__EXERCISE GOAL__. Of the lines in the entries below, state how many hold the word "this". Say nothing else.

__EXCERPTED DATA__.
■ ■ ■ ■ ■ ■ ■
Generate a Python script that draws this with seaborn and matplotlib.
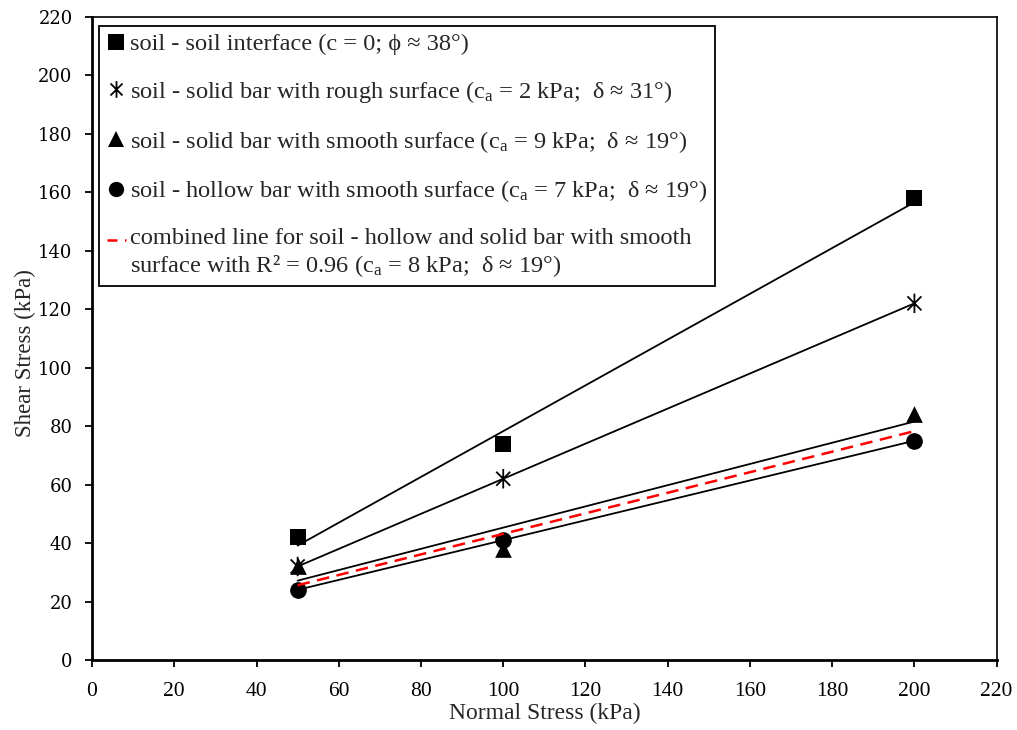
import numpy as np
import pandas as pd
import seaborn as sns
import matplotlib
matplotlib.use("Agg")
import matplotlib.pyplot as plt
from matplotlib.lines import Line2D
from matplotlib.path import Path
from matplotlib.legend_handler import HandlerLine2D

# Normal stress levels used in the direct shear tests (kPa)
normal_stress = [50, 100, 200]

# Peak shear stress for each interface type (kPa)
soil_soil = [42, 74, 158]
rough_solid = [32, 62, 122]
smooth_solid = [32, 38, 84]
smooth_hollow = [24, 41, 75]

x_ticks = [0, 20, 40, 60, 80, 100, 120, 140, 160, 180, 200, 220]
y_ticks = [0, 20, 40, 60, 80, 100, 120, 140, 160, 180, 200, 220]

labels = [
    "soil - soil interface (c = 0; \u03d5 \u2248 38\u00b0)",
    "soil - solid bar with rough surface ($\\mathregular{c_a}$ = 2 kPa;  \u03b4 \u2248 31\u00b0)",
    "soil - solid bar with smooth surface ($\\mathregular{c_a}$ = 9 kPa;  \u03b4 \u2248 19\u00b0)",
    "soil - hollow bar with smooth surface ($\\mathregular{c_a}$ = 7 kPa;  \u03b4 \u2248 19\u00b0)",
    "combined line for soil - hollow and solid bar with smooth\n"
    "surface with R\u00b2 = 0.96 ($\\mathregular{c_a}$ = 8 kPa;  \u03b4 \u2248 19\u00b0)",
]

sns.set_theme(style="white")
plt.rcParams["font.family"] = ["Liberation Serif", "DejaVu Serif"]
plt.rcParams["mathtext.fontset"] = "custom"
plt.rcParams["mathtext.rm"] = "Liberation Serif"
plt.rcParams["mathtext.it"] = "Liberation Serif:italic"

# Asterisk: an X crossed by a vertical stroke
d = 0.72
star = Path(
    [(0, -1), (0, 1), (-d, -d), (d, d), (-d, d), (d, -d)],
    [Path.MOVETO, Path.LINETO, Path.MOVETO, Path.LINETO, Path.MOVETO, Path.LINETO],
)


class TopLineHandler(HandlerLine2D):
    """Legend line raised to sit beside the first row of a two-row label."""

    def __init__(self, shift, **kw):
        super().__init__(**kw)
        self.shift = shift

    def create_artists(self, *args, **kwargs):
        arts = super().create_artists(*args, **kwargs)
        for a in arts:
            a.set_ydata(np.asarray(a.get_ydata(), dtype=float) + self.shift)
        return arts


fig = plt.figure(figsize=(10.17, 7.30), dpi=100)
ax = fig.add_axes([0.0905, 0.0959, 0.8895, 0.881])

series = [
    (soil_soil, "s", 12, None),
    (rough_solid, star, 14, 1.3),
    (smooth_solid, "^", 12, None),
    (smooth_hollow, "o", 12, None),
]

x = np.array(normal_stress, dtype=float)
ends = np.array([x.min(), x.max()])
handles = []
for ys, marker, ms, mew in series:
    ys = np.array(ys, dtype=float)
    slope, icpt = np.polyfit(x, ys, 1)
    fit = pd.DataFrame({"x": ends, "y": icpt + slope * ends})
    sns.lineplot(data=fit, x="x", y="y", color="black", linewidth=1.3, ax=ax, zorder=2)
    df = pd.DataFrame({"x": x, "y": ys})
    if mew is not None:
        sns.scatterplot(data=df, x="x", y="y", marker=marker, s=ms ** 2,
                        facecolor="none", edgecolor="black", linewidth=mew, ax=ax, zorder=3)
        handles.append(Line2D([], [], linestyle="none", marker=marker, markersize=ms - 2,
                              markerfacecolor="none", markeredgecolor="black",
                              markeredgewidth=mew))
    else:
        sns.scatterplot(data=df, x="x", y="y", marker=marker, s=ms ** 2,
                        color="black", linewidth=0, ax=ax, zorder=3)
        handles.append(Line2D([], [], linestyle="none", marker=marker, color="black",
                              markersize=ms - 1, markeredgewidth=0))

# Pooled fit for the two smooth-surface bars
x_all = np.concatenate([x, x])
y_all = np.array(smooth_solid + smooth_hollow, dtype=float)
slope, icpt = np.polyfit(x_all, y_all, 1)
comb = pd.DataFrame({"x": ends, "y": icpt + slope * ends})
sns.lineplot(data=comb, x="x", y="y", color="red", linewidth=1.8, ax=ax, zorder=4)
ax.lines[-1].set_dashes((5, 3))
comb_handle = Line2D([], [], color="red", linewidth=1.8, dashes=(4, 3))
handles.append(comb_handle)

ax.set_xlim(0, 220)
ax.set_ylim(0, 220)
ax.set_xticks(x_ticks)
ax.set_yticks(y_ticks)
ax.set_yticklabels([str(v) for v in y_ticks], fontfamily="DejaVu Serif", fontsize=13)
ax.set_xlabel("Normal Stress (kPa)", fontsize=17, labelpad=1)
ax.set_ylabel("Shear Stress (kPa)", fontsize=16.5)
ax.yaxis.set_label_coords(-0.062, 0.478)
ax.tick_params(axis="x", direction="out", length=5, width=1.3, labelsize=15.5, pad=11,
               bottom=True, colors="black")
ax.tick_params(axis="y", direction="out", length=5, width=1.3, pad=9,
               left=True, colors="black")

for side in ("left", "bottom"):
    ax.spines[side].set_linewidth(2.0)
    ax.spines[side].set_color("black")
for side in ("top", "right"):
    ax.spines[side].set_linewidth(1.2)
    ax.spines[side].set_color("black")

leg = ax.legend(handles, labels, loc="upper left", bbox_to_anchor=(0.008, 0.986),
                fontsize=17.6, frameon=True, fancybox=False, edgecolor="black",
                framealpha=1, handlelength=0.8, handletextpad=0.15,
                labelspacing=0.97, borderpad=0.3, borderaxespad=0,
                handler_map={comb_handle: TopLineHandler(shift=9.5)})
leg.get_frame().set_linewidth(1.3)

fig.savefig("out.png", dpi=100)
■ ■ ■ ■ ■ ■ ■
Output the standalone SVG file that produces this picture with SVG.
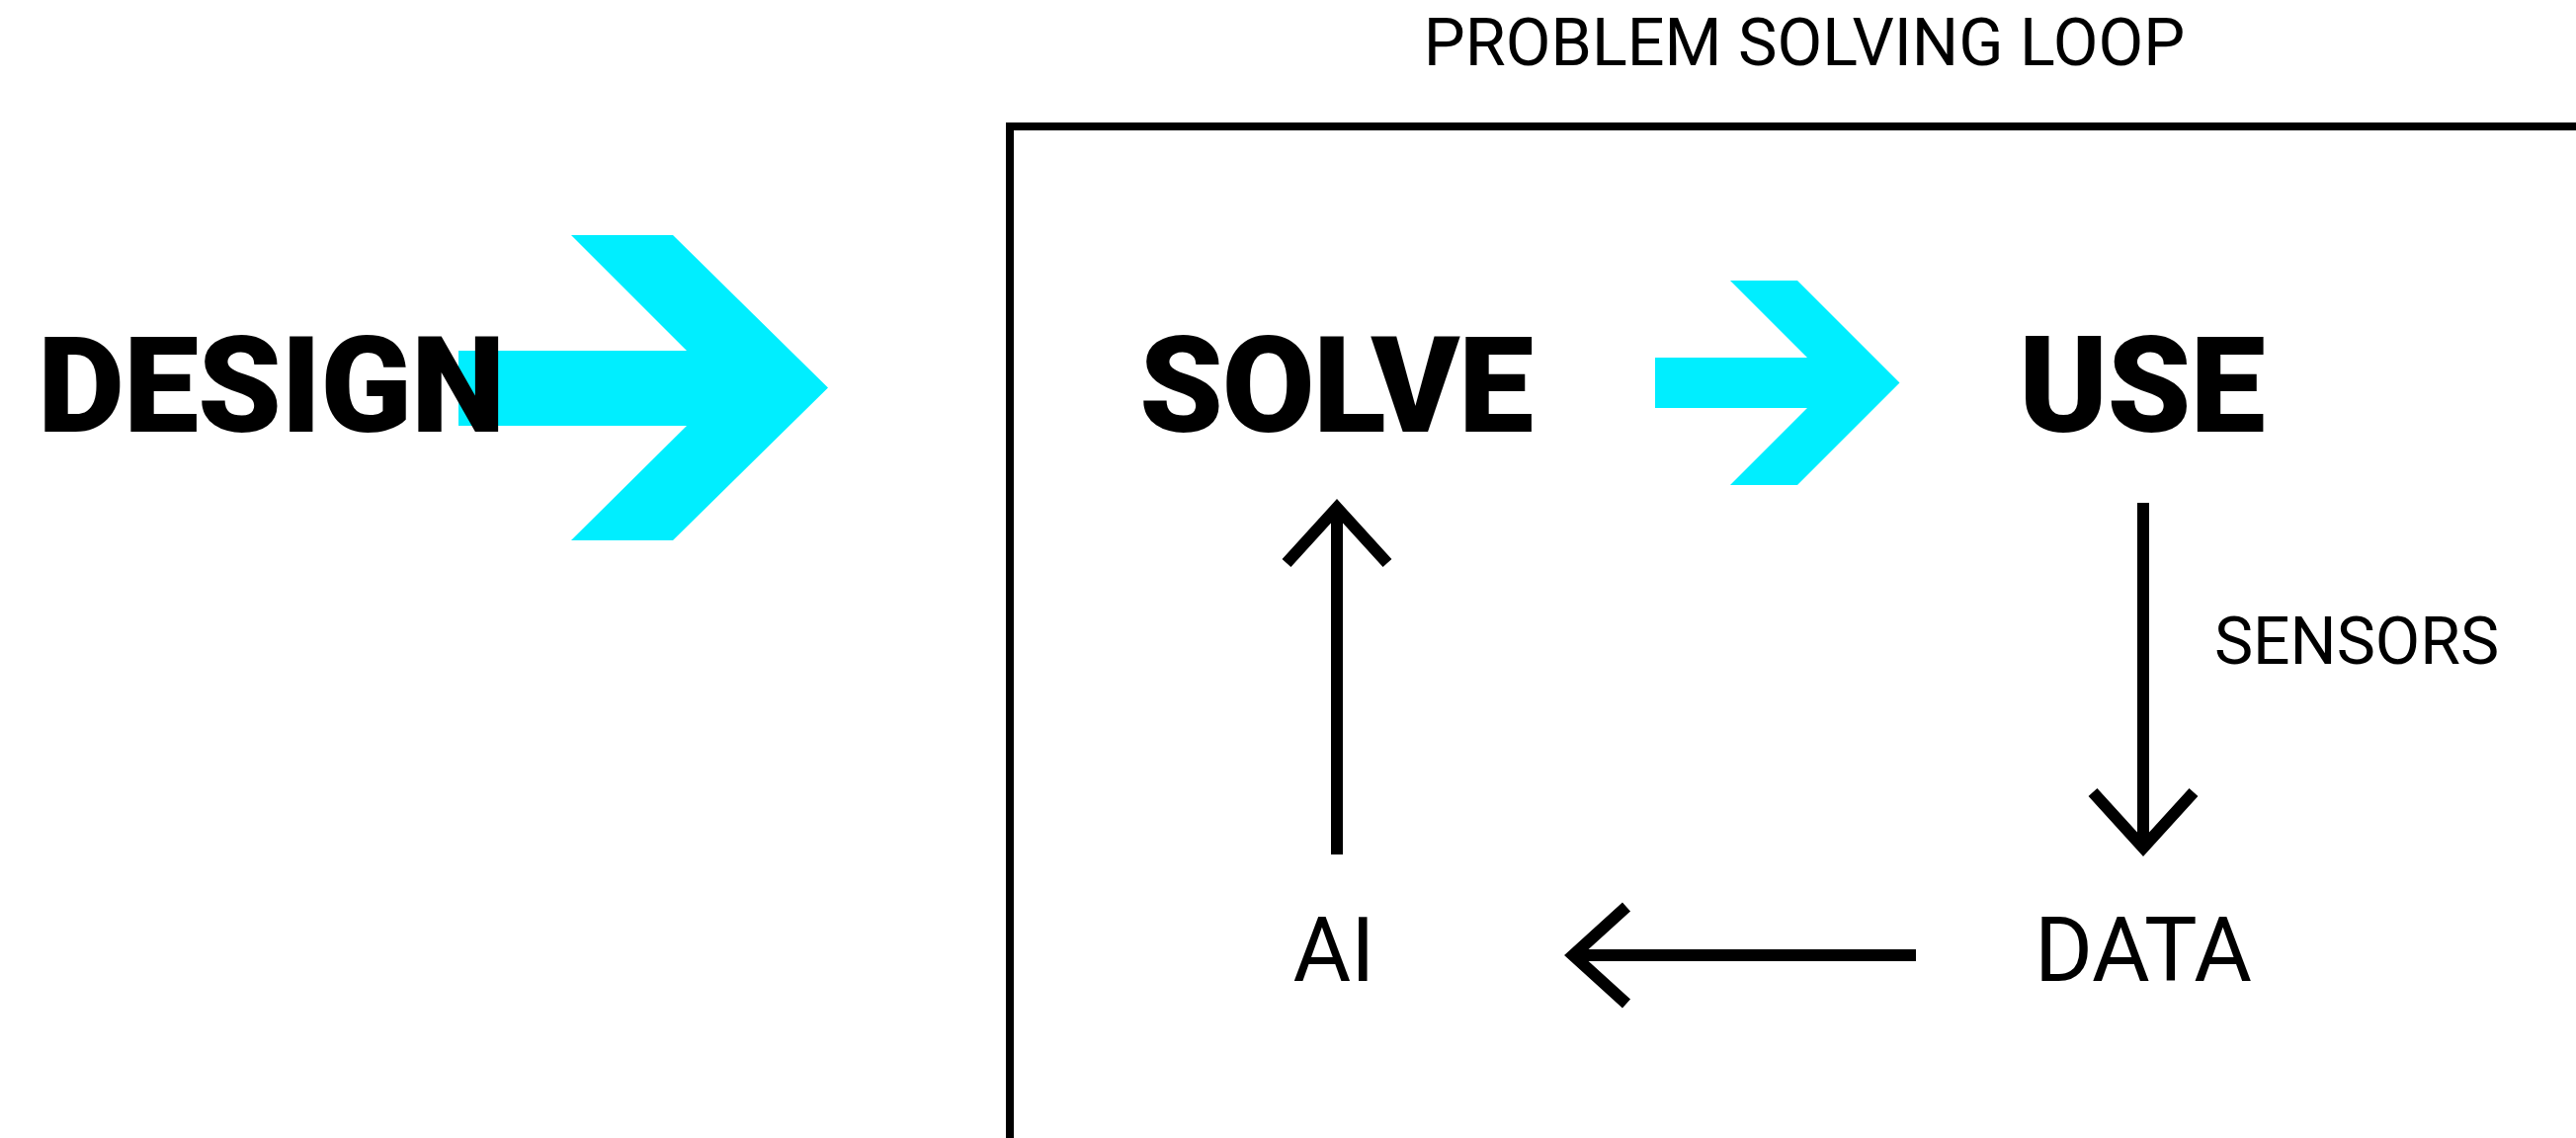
■ ■ ■ ■ ■ ■ ■
__TASK ANSWER__. 2